* _SET PROBLEM_
Starting at the line containing "Rebuild this diagram" and ending at the line containing "(t3) at (893,334)", reproduce each line exactly as written, with both end lines included and all pictures omitted.

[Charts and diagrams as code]
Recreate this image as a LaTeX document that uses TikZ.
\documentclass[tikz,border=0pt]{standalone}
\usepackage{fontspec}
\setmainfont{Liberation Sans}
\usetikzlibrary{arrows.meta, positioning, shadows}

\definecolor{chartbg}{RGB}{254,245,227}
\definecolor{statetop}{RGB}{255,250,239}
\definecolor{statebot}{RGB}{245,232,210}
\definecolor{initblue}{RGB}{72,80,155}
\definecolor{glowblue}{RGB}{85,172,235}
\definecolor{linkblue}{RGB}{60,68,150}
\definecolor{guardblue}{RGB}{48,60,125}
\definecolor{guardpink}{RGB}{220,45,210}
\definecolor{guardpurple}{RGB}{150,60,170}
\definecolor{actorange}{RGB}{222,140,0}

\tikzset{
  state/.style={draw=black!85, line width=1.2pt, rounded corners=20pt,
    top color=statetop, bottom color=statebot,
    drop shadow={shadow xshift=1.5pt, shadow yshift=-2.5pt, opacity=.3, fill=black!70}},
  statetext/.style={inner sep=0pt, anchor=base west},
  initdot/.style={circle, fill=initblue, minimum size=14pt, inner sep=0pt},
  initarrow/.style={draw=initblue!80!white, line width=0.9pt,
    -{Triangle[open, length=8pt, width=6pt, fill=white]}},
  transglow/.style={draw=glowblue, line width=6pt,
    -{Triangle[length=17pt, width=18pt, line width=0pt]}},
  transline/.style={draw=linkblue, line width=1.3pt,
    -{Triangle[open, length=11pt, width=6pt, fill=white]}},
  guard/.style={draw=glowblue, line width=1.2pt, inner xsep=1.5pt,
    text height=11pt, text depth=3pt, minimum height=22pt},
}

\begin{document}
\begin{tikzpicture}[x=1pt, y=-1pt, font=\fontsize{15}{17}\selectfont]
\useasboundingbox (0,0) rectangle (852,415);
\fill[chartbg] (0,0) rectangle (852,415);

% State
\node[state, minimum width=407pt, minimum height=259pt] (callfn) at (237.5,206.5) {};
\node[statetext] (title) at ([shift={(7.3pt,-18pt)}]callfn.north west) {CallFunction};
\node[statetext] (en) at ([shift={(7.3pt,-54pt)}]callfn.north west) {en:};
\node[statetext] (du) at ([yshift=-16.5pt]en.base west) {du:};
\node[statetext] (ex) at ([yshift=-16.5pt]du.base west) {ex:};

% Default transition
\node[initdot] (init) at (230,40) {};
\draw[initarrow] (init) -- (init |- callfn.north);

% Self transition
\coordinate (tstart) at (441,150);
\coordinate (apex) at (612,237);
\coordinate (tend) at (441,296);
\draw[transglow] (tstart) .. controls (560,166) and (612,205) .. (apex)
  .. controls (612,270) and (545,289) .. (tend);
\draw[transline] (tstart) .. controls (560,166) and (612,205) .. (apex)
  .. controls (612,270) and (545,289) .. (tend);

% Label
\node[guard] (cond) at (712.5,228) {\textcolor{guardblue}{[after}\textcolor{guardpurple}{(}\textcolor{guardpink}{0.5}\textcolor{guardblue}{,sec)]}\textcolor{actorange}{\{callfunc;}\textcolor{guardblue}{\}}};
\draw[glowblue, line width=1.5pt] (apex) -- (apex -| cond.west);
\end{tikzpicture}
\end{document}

* * *

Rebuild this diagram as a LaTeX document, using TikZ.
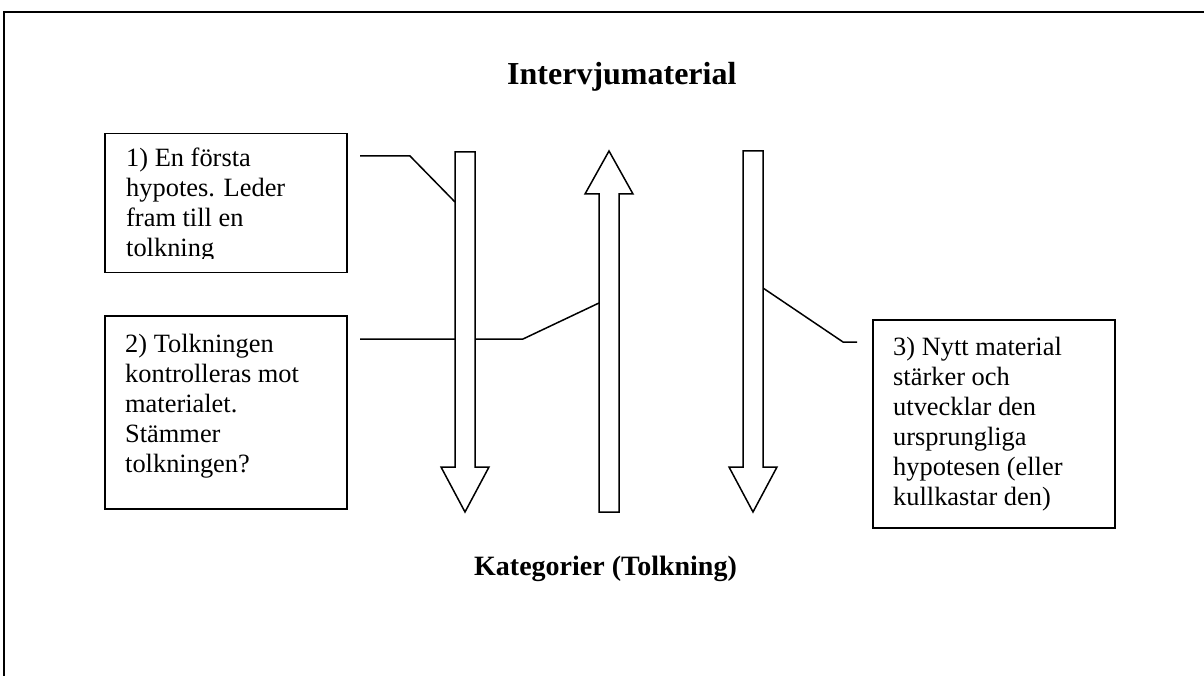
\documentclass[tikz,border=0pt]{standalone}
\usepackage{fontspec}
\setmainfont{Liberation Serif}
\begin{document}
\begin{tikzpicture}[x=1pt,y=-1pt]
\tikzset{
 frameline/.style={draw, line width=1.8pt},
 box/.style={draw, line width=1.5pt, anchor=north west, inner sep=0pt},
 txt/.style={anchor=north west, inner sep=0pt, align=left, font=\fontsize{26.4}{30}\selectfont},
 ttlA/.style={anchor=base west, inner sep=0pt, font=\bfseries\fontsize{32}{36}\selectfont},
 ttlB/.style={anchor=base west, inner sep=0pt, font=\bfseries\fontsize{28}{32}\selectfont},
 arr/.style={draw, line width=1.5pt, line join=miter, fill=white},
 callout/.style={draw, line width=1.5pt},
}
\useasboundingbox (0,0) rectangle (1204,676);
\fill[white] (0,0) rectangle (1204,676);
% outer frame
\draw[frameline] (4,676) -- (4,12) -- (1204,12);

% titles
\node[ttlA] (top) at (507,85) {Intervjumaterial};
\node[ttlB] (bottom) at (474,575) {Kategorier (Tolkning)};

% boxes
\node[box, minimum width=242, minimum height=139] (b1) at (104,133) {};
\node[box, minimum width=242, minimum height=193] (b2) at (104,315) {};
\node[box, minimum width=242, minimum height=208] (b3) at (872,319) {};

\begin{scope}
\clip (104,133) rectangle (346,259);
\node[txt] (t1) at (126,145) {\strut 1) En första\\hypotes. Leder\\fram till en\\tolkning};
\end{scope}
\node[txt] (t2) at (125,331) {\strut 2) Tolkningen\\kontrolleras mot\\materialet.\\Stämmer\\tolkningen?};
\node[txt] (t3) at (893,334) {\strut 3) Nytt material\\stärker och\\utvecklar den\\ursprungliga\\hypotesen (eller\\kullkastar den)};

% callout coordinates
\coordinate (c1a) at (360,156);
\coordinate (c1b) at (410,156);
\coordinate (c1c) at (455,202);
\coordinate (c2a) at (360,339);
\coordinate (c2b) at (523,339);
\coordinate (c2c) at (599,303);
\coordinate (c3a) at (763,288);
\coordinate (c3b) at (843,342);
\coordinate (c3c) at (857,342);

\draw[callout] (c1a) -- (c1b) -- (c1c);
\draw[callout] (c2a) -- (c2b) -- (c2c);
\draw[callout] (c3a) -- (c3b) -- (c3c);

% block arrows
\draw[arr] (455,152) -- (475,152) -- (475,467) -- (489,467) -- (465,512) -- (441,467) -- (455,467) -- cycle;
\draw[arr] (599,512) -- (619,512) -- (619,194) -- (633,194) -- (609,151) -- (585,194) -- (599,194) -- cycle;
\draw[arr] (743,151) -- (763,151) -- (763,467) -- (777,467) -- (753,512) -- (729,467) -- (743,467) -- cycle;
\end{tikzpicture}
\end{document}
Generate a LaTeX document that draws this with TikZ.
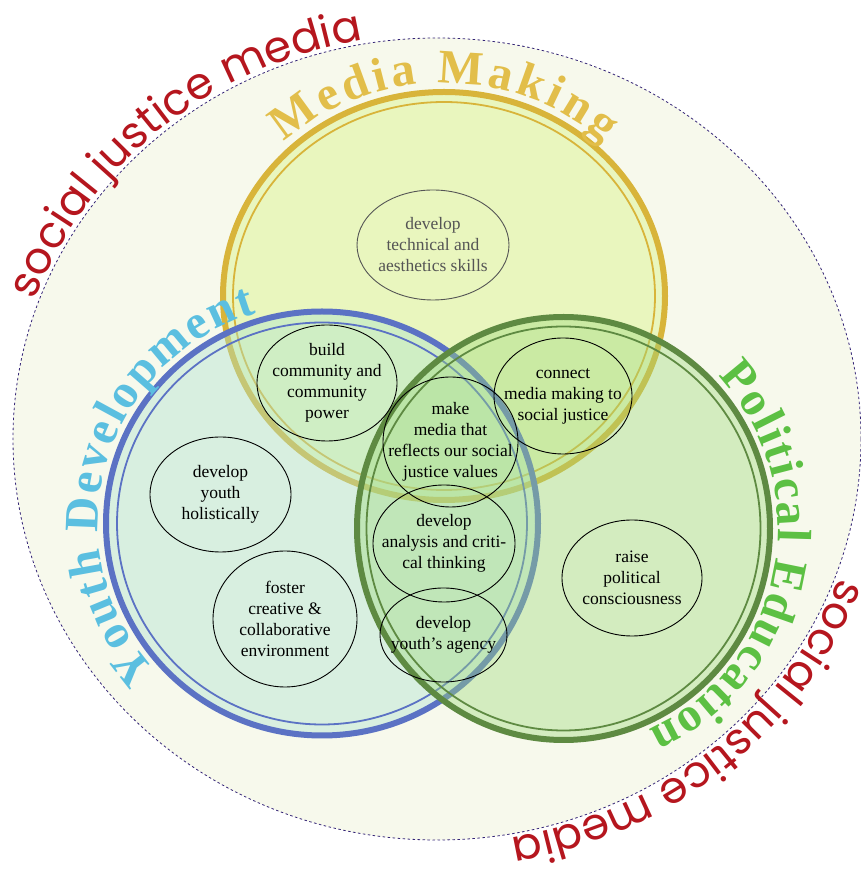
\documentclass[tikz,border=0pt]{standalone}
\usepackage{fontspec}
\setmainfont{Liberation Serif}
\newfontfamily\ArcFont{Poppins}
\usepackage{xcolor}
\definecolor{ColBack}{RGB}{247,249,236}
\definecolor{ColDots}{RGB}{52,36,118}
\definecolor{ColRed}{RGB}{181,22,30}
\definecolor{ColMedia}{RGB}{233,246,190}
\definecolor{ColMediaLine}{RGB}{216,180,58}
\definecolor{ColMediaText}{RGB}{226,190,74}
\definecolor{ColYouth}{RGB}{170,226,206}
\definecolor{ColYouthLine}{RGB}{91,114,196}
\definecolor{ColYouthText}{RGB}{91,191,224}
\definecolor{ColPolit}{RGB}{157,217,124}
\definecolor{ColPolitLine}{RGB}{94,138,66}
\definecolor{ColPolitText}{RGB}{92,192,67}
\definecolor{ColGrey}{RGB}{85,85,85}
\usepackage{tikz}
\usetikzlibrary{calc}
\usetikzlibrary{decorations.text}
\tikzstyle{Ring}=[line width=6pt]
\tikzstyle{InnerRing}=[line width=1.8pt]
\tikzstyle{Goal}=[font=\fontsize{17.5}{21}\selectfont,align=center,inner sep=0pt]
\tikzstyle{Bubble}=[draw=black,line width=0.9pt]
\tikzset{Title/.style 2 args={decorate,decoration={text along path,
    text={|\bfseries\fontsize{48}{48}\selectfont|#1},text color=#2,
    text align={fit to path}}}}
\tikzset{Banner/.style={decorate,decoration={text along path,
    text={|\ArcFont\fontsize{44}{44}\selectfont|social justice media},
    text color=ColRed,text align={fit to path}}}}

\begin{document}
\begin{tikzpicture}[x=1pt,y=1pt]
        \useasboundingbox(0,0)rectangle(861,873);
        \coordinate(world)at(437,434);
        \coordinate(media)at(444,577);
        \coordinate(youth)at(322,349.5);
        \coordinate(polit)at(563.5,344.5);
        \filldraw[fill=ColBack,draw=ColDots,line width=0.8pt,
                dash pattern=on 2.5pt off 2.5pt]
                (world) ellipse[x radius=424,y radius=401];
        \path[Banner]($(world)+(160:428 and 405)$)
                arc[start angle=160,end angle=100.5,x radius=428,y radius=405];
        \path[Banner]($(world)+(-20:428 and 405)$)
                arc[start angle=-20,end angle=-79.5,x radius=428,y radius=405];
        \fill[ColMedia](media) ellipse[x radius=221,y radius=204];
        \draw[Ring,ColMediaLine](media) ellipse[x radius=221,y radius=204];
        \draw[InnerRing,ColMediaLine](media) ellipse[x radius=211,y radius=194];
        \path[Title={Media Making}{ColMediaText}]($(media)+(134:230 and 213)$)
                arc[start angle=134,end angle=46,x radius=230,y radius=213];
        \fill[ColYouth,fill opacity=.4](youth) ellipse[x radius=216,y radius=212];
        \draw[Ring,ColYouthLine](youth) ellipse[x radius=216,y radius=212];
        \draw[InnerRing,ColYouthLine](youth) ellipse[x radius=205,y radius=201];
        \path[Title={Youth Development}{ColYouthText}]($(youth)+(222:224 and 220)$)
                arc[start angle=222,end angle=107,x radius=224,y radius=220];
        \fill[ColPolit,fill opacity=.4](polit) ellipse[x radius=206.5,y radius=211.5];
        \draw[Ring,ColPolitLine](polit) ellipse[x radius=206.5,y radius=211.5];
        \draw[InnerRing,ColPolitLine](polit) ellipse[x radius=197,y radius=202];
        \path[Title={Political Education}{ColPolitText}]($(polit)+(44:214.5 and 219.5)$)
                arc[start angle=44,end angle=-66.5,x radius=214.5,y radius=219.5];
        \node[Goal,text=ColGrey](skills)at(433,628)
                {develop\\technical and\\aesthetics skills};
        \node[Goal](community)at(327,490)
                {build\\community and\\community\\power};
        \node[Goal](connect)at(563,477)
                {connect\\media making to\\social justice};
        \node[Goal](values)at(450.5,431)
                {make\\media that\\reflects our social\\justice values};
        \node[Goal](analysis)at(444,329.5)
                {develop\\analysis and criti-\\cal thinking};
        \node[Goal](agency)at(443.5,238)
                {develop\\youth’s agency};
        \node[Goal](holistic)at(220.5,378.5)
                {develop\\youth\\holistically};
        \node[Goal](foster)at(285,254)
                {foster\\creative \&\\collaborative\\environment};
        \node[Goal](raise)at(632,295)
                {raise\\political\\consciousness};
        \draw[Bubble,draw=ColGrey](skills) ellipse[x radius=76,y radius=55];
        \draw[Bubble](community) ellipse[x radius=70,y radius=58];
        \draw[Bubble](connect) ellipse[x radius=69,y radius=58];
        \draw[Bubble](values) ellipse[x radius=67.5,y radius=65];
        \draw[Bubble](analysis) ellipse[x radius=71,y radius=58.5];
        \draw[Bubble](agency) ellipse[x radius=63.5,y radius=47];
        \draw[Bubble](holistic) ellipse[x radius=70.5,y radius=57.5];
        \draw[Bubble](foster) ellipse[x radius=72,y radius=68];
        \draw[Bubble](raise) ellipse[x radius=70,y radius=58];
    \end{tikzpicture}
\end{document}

* _RESPONSE FOR THIS EXERCISE_
Rebuild this diagram as a LaTeX document, using TikZ.
\documentclass[tikz,border=0pt]{standalone}
\usepackage{fontspec}
\setmainfont{Liberation Serif}
\begin{document}
\begin{tikzpicture}[x=1pt,y=-1pt]
\tikzset{
 frameline/.style={draw, line width=1.8pt},
 box/.style={draw, line width=1.5pt, anchor=north west, inner sep=0pt},
 txt/.style={anchor=north west, inner sep=0pt, align=left, font=\fontsize{26.4}{30}\selectfont},
 ttlA/.style={anchor=base west, inner sep=0pt, font=\bfseries\fontsize{32}{36}\selectfont},
 ttlB/.style={anchor=base west, inner sep=0pt, font=\bfseries\fontsize{28}{32}\selectfont},
 arr/.style={draw, line width=1.5pt, line join=miter, fill=white},
 callout/.style={draw, line width=1.5pt},
}
\useasboundingbox (0,0) rectangle (1204,676);
\fill[white] (0,0) rectangle (1204,676);
% outer frame
\draw[frameline] (4,676) -- (4,12) -- (1204,12);

% titles
\node[ttlA] (top) at (507,85) {Intervjumaterial};
\node[ttlB] (bottom) at (474,575) {Kategorier (Tolkning)};

% boxes
\node[box, minimum width=242, minimum height=139] (b1) at (104,133) {};
\node[box, minimum width=242, minimum height=193] (b2) at (104,315) {};
\node[box, minimum width=242, minimum height=208] (b3) at (872,319) {};

\begin{scope}
\clip (104,133) rectangle (346,259);
\node[txt] (t1) at (126,145) {\strut 1) En första\\hypotes. Leder\\fram till en\\tolkning};
\end{scope}
\node[txt] (t2) at (125,331) {\strut 2) Tolkningen\\kontrolleras mot\\materialet.\\Stämmer\\tolkningen?};
\node[txt] (t3) at (893,334) {\strut 3) Nytt material\\stärker och\\utvecklar den\\ursprungliga\\hypotesen (eller\\kullkastar den)};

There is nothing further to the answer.